Pray Tell Live: Panel Discussion on Liturgical Music in Hispanic Context

Thursday, July 14

4 pm:
Liturgical Music in Hispanic Context – panel
– Crista Miller, Sacred Heart Cathedral, Houston, TX
– Rick Gibala, St. Thomas More Cathedral, Alexandria, VA


  1. Some observations from the field:
    1. It’s standing room only in Spanish-language Masses on an ordinary Sunday in churches where I have participated in in Brooklyn, New York and suburban Atlanta, Georgia.

    2. The major hymnal and misalette publishers have done a great job providing printed and audio resources for liturgical music in Spanish.

    3. Many Spanish-language choirs, including the director, don’t read music. When I play a song according to the score, I hear comments such as: “Wow, is that what the song is supposed to sound like?” Some would like to sing the song as written, because, as they say, “they would like to learn and sing the song the right way.” Others continue to sing the song as they learned it by ear.

    4. In some parishes almost everybody sings. The feeling is indescribable in words, when you hear 300 people singing “Que alegria quando me dijeron” (I rejoiced when I heard them say) or “Pescador de Hombres” or “Espero en ti, Señor.” When they know the song, they sing. In other parishes, few people sing.

    5. Most Spanish-language choirs I have worked with have three levels of dynamics: loud, very loud and very, very loud.

    6. Where people like to sing, they sing, on pitch or not. Those who sing off pitch, of course, don’t realize they are off pitch, as they sing at the top of their voice when they do it. What’s remarkable is that nobody seems to mind. It is impressive to hear “Bendito, Bendito” sung, after Benediction, with as many as 5 people off pitch, singing at the top of their voices.

    7. Many want to learn how to read music and can learn, if given the opportunity. Twenty minutes of class after Mass every Sunday over three months go a long way towards learning to read music and sing from a score. Hay esperanza.

    1. @Vic Romero:
      Just one observation to your comment #3: if it is folk music, there is no one way “the song is supposed to sound like,” so their way is just as valid as what is printed in the books.

    2. @Vic Romero:
      My experiences in my parish in the Diocese of Salt Lake City pretty much parallel each of your points, except for #7, which we’ve not tried. There may be a parish or two in the diocese that does Hispanic ministry where folks don’t like to sing, but I suspect they are a rarity. Our 12:30 Spanish Mass is always standing room only and most of the 1000 people in the church are singing, at least the Mass parts and the popular songs. Because few people read music, the Spanish choirs (we have four and one bilingual one) don’t bother to announce the hymn numbers of the music they sing. The congregation learns the words by heart from frequent repetition. The music is lively, it is upbeat, and it brings joy to the people.

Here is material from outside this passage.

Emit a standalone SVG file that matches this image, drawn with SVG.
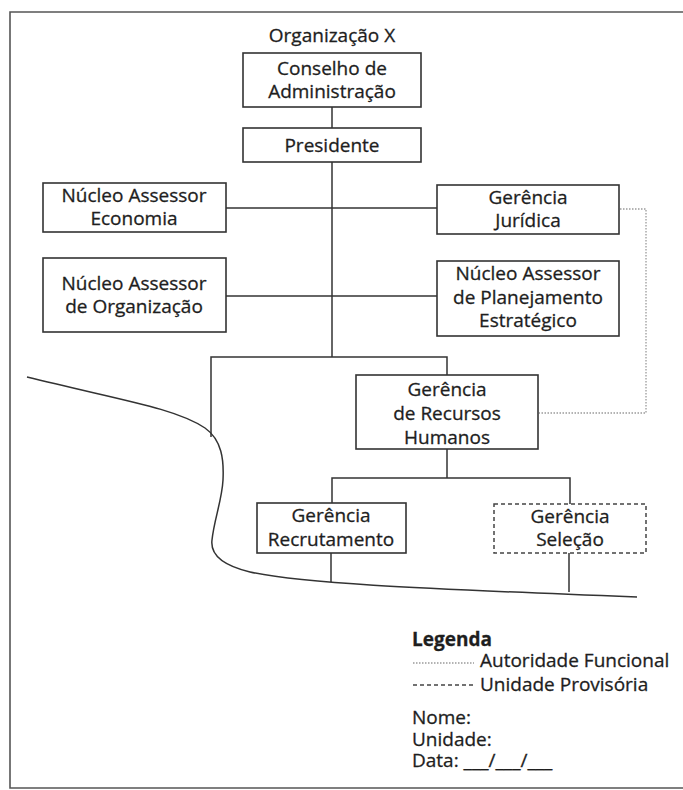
<svg xmlns="http://www.w3.org/2000/svg" width="683" height="790" viewBox="0 0 683 790">
  <style>
    .box { fill: #ffffff; stroke: #333333; stroke-width: 1.6; }
    .prov { fill: #ffffff; stroke: #444444; stroke-width: 1.5; stroke-dasharray: 4 3; }
    .lbl { font-family: "Open Sans", "Noto Sans", sans-serif; font-size: 19px; fill: #1e1e1e; stroke: #1e1e1e; stroke-width: 0.3; text-anchor: middle; }
    .leg { font-family: "Open Sans", "Noto Sans", sans-serif; font-size: 19px; fill: #1e1e1e; stroke: #1e1e1e; stroke-width: 0.3; }
    .line { fill: none; stroke: #333333; stroke-width: 1.5; }
    .func { fill: none; stroke: #9a9a9a; stroke-width: 1.3; stroke-dasharray: 1.5 1.5; }
    .frame { fill: none; stroke: #555555; stroke-width: 1.6; }
  </style>

  <rect x="0" y="0" width="683" height="790" fill="#ffffff"/>

  <!-- page frame -->
  <path class="frame" d="M683,12 H10 V788 H683"/>

  <!-- organisation title -->
  <text class="lbl" x="332" y="42">Organização X</text>

  <!-- connectors -->
  <g id="connectors">
    <!-- main trunk -->
    <path class="line" d="M332,107 V128"/>
    <path class="line" d="M332,162 V357"/>
    <!-- staff rows -->
    <path class="line" d="M226,208 H437"/>
    <path class="line" d="M226,296 H437"/>
    <!-- line branch -->
    <path class="line" d="M211,437 V357 H447 V375"/>
    <path class="line" d="M447,449 V478"/>
    <path class="line" d="M332,503 V478 H570 V504"/>
    <path class="line" d="M331,553 V582"/>
    <path class="line" d="M569,553 V592"/>
    <!-- functional authority -->
    <path class="func" d="M620,209 H646 V413 H539"/>
    <!-- cut line -->
    <path class="line" d="M27,377 C120,400 175,408 205,428 C222,440 224,460 223,480 C222,500 214,520 212,540 C210,556 225,566 250,572 C300,583 400,588 637,597"/>
  </g>

  <g id="conselho">
    <rect class="box" x="243" y="53" width="178" height="54"/>
    <text class="lbl" x="332" y="75">Conselho de</text>
    <text class="lbl" x="332" y="98">Administração</text>
  </g>

  <g id="presidente">
    <rect class="box" x="243" y="128" width="178" height="34"/>
    <text class="lbl" x="332" y="152">Presidente</text>
  </g>

  <g id="nucleo-economia">
    <rect class="box" x="43" y="183" width="183" height="49"/>
    <text class="lbl" x="134" y="202">Núcleo Assessor</text>
    <text class="lbl" x="134" y="225">Economia</text>
  </g>

  <g id="gerencia-juridica">
    <rect class="box" x="437" y="185" width="182" height="49"/>
    <text class="lbl" x="528" y="204">Gerência</text>
    <text class="lbl" x="528" y="227">Jurídica</text>
  </g>

  <g id="nucleo-organizacao">
    <rect class="box" x="43" y="258" width="183" height="74"/>
    <text class="lbl" x="134" y="290">Núcleo Assessor</text>
    <text class="lbl" x="134" y="313">de Organização</text>
  </g>

  <g id="nucleo-planejamento">
    <rect class="box" x="437" y="261" width="182" height="75"/>
    <text class="lbl" x="528" y="280">Núcleo Assessor</text>
    <text class="lbl" x="528" y="304">de Planejamento</text>
    <text class="lbl" x="528" y="327">Estratégico</text>
  </g>

  <g id="gerencia-rh">
    <rect class="box" x="356" y="375" width="182" height="74"/>
    <text class="lbl" x="447" y="396">Gerência</text>
    <text class="lbl" x="447" y="420">de Recursos</text>
    <text class="lbl" x="447" y="444">Humanos</text>
  </g>

  <g id="gerencia-recrutamento">
    <rect class="box" x="257" y="503" width="149" height="50"/>
    <text class="lbl" x="331" y="522">Gerência</text>
    <text class="lbl" x="331" y="546">Recrutamento</text>
  </g>

  <g id="gerencia-selecao">
    <rect class="prov" x="494" y="504" width="152" height="49"/>
    <text class="lbl" x="570" y="523">Gerência</text>
    <text class="lbl" x="570" y="546">Seleção</text>
  </g>

  <!-- legend -->
  <g id="legenda">
    <text class="leg" x="412" y="646" font-weight="bold">Legenda</text>
    <path class="func" d="M413,663 H474"/>
    <text class="leg" x="480" y="667">Autoridade Funcional</text>
    <path d="M413,685 H474" fill="none" stroke="#444444" stroke-width="1.4" stroke-dasharray="4 3"/>
    <text class="leg" x="480" y="691">Unidade Provisória</text>
    <text class="leg" x="412" y="724">Nome:</text>
    <text class="leg" x="412" y="746">Unidade:</text>
    <text class="leg" x="412" y="767">Data: ___/___/___</text>
  </g>
</svg>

  2. A careful liturgist or musician at Spanish-language Mass will notice discrepancies in the Spanish-language liturgical texts. Missals or lectionaries published in Latin America use different texts than those from Spain. This matters, because the U.S. bishops have opted to use the Latin American version for the scripture readings, except for the responsorial psalm, for which they opted to use the Iberian version. At Christ the King Cathedral in Atlanta, we subscribe to El Día del Señor, published by the Jesuits of Mexico. They have taken into account the U.S. bishops’ “mixed-source” selection. It is still confusing, however, to follow along in El Día del Señor, when the priest prays the propers, using a missal with a different text of the propers.